For the 56 Congressmen who signed the Declaration of Independence in 1776, “all men” referred to a limited number of white male property owning citizens who had the right to vote. “Men” did not include indentured labourers (mostly white) nor slaves (mostly black) nor Native Americans (described in the Declaration as “merciless Indian Savages”). It certainly did not include women of any race.
I suggest that who we include in our notion of “all men” is a measure of our humanity. Who do we regard – and treat – as persons of equal worth to our own? The long and continuing struggle of those whose origins, habits and circumstances do not fit some imagined norm to claim their place as equals in society, is a testament to the limits of our imagination and compassion.
Even by saying “their place” I am guilty of a kind of othering for it implies that my origins, habits and circumstances are somehow normal; my inclusion in “all men” is unquestioned; my role in the story is sanctioned and legitimate; I am a fully rounded character with purpose and agency whereas they are caricatures, circumscribed and defined by some aspect of their being that is less than (and certainly different from) mine.
Holding a truth to be self-evident is not the same as blind faith. It means consciously choosing to live as if something were true, taking responsibility for the consequences of doing so. The acid test of our claim to live a moral life is not the truths we declare to be self-evident but the truths that are evident in our actions and in our efforts to live congruently with what we hold dear.
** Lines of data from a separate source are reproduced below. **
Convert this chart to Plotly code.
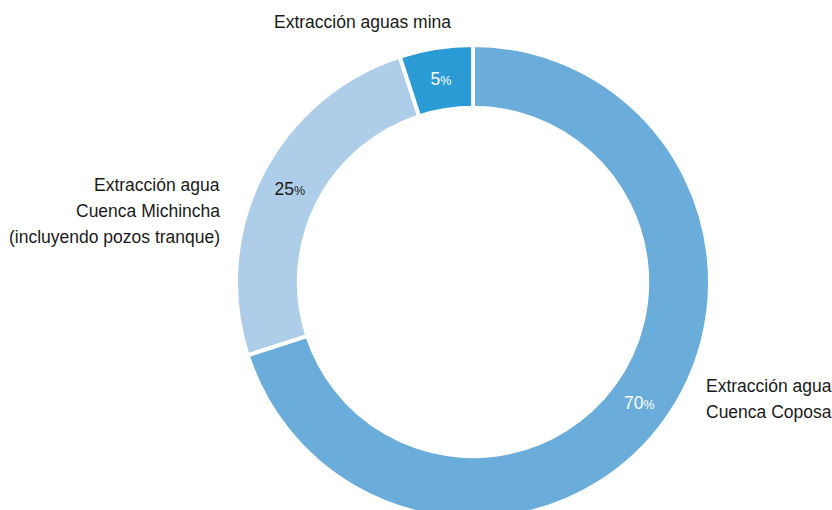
import plotly.graph_objects as go

categories = ["Extracción agua Cuenca Coposa",
              "Extracción agua Cuenca Michincha (incluyendo pozos tranque)",
              "Extracción aguas mina"]
values = [70, 25, 5]
colors = ["#6aaddb", "#aecde9", "#2a9bd4"]
text_colors = ["#ffffff", "#1a1a1a", "#ffffff"]

label_lines_mina = ["Extracción aguas mina"]
label_lines_michincha = ["Extracción agua", "Cuenca Michincha", "(incluyendo pozos tranque)"]
label_lines_coposa = ["Extracción agua", "Cuenca Coposa"]

FONT = "Liberation Sans, Arial, sans-serif"
W, H = 832, 530
fig = go.Figure(go.Pie(
    labels=categories,
    values=values,
    sort=False,
    direction="clockwise",
    rotation=0,
    hole=0.735,
    marker=dict(colors=colors, line=dict(color="white", width=4)),
    texttemplate="%{value}<span style='font-size:12.5px'>%</span>",
    textposition="inside",
    insidetextorientation="horizontal",
    textfont=dict(family=FONT, size=17.5, color=text_colors),
    showlegend=False,
    domain=dict(x=[236 / W, 710 / W], y=[1 - 519 / H, 1 - 45 / H]),
))

lab_font = dict(family=FONT, size=17.5, color="#1a1a1a")


def add_lines(lines, x, y0, anchor):
    for i, line in enumerate(lines):
        fig.add_annotation(x=x / W, y=1 - (y0 + 26 * i) / H, xref="paper", yref="paper",
                           text=line, showarrow=False, xanchor=anchor, yanchor="middle",
                           font=lab_font)


add_lines(label_lines_mina, 362, 22, "center")
add_lines(label_lines_michincha, 222, 185, "right")
add_lines(label_lines_coposa, 704, 386, "left")

fig.update_layout(width=W, height=H, margin=dict(l=0, r=0, t=0, b=0),
                  paper_bgcolor="white", plot_bgcolor="white")

fig.write_html("out.html", config={"displayModeBar": False},
               post_script="document.body.style.margin='0';document.body.style.overflow='hidden';")
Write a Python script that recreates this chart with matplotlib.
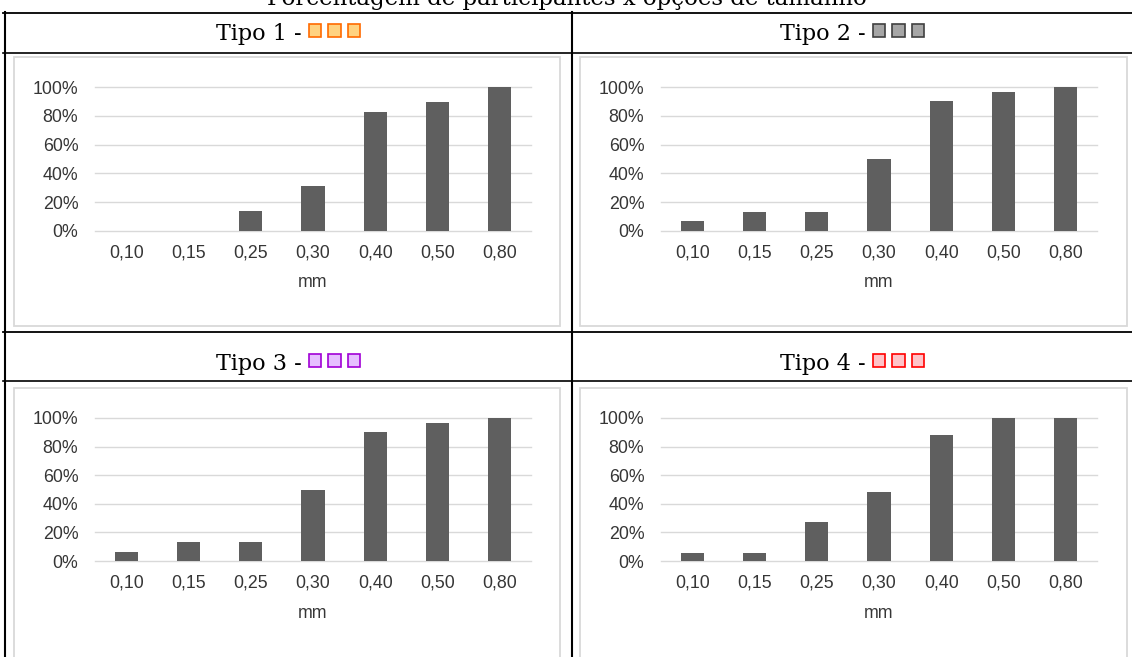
import matplotlib
matplotlib.use("Agg")
import matplotlib.pyplot as plt
from matplotlib.patches import Rectangle
from matplotlib.lines import Line2D

# ---- data ----
sizes = ["0,10", "0,15", "0,25", "0,30", "0,40", "0,50", "0,80"]
tipo1 = [0, 0, 13.8, 31.0, 82.8, 89.7, 100]
tipo2 = [6.7, 13.3, 13.3, 50.0, 90.0, 96.7, 100]
tipo3 = [6.3, 13.2, 13.2, 50.0, 90.0, 96.7, 100]
tipo4 = [5.4, 5.4, 27.0, 48.0, 88.0, 100, 100]
series = [tipo1, tipo2, tipo3, tipo4]
panel_titles = ["Tipo 1 - ", "Tipo 2 - ", "Tipo 3 - ", "Tipo 4 - "]
swatch_face = ["#FFD280", "#A6A6A6", "#E6BFFF", "#FFC3C8"]
swatch_edge = ["#FF6A00", "#404040", "#A100D6", "#FF0000"]
y_ticks = [0, 20, 40, 60, 80, 100]
x_label = "mm"
title = "Porcentagem de participantes x opções de tamanho"

W, H = 1132, 657
fig = plt.figure(figsize=(W / 100, H / 100), dpi=100)
fig.patch.set_facecolor("white")


def fx(x):
    return x / W


def fy(y):
    return 1 - y / H


SERIF = ["DejaVu Serif"]
SANS = ["Liberation Sans", "DejaVu Sans"]
BAR = "#5F5F5F"
GRID = "#D9D9D9"
TXT = "#363636"


# table rules
def hline(y, x0, x1, lw=1.3):
    fig.add_artist(Line2D([fx(x0), fx(x1)], [fy(y), fy(y)], color="black", lw=lw,
                          transform=fig.transFigure, zorder=2))


def vline(x, y0, y1, lw=1.5):
    fig.add_artist(Line2D([fx(x), fx(x)], [fy(y0), fy(y1)], color="black", lw=lw,
                          transform=fig.transFigure, zorder=2))


hline(12.5, 3, W)
hline(53, 3, W, lw=1.2)
hline(332, 3, W)
hline(381, 3, W, lw=1.2)
vline(4.5, 12, H + 2)
vline(572, 12, H + 2)

# caption above the table, partly running off the top edge
fig.text(fx(567), fy(5), title, ha="center", va="baseline",
         family=SERIF, fontsize=16.5, color="black")

cols = [dict(cell=(4, 572), frame=(14, 560), ax=(95, 531)),
        dict(cell=(572, 1132), frame=(580, 1127), ax=(661, 1097))]
rows = [dict(base=40, sq_top=24.3, frame=(57, 326), ax=(87, 231), label_y=283),
        dict(base=370, sq_top=354.3, frame=(388, 668), ax=(418, 561), label_y=613)]

renderer = fig.canvas.get_renderer()
sq = 12.3
pitch = 19.7
k = 0
for r in rows:
    for c in cols:
        vals = series[k]
        # header: text followed by three coloured squares, centred in the cell
        cx = (c["cell"][0] + c["cell"][1]) / 2
        t = fig.text(0, fy(r["base"]), panel_titles[k], ha="left", va="baseline",
                     family=SERIF, fontsize=16, color="black")
        bb = t.get_window_extent(renderer)
        tw = bb.width
        total = tw + 2 * pitch + sq
        x0 = cx - total / 2
        t.set_x(fx(x0))
        for i in range(3):
            sx = x0 + tw + i * pitch
            fig.add_artist(Rectangle((fx(sx), fy(r["sq_top"] + sq)), fx(sq), sq / H,
                                     facecolor=swatch_face[k], edgecolor=swatch_edge[k],
                                     lw=1.2, transform=fig.transFigure, zorder=2))
        # light chart frame, behind the axes
        f0, f1 = c["frame"]
        g0, g1 = r["frame"]
        fig.add_artist(Rectangle((fx(f0), fy(g1)), fx(f1 - f0), (g1 - g0) / H,
                                 facecolor="white", edgecolor=GRID, lw=1.3,
                                 transform=fig.transFigure, zorder=-5))
        # bar chart
        a0, a1 = c["ax"]
        b0, b1 = r["ax"]
        ax = fig.add_axes([fx(a0), fy(b1), fx(a1 - a0), (b1 - b0) / H])
        ax.set_facecolor("none")
        xs = range(len(sizes))
        ax.bar(xs, vals, width=0.37, color=BAR, zorder=3)
        ax.set_xlim(-0.5, len(sizes) - 0.5)
        ax.set_ylim(0, 100)
        ax.set_yticks(y_ticks)
        ax.set_yticklabels([f"{v}%" for v in y_ticks])
        ax.set_xticks(list(xs))
        ax.set_xticklabels(sizes)
        for s in ax.spines.values():
            s.set_visible(False)
        ax.tick_params(length=0, labelsize=12.8, labelcolor=TXT)
        ax.tick_params(axis="y", pad=12)
        ax.tick_params(axis="x", pad=10)
        for lab in ax.get_xticklabels() + ax.get_yticklabels():
            lab.set_family(SANS)
        ax.yaxis.grid(True, color=GRID, lw=1.0)
        for gl in ax.get_ygridlines():
            gl.set_clip_on(False)
        ax.set_axisbelow(True)
        ax.set_xlabel(x_label, family=SANS, fontsize=12.8, color=TXT)
        ax.xaxis.set_label_coords(0.5, -(r["label_y"] - b1) / (b1 - b0),
                                  transform=ax.transAxes)
        ax.xaxis.label.set_va("center")
        k += 1

fig.savefig("out.png", dpi=100, facecolor="white")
In one of my favourite books, The Left Hand of Darkness by Ursula le Guin, the character Genly Ai is sent as a lone emissary from a more advanced civilisation to observe and make contact with the inhabitants of the planet Gethen. I have often wondered what such an observer would make of human societies if sent to Earth.
I somehow doubt that Genly Ai would be able to deduce from the way we live, the “self-evident truth” that all men are created equal, let alone endowed by their Creator with the unalienable right to the pursuit of life, liberty and happiness. He might also ask us (as the dominant species) to what extent we honour the rights of other-than-human life to thrive on our planet?
I can’t think of an honest answer that doesn’t make me feel ashamed.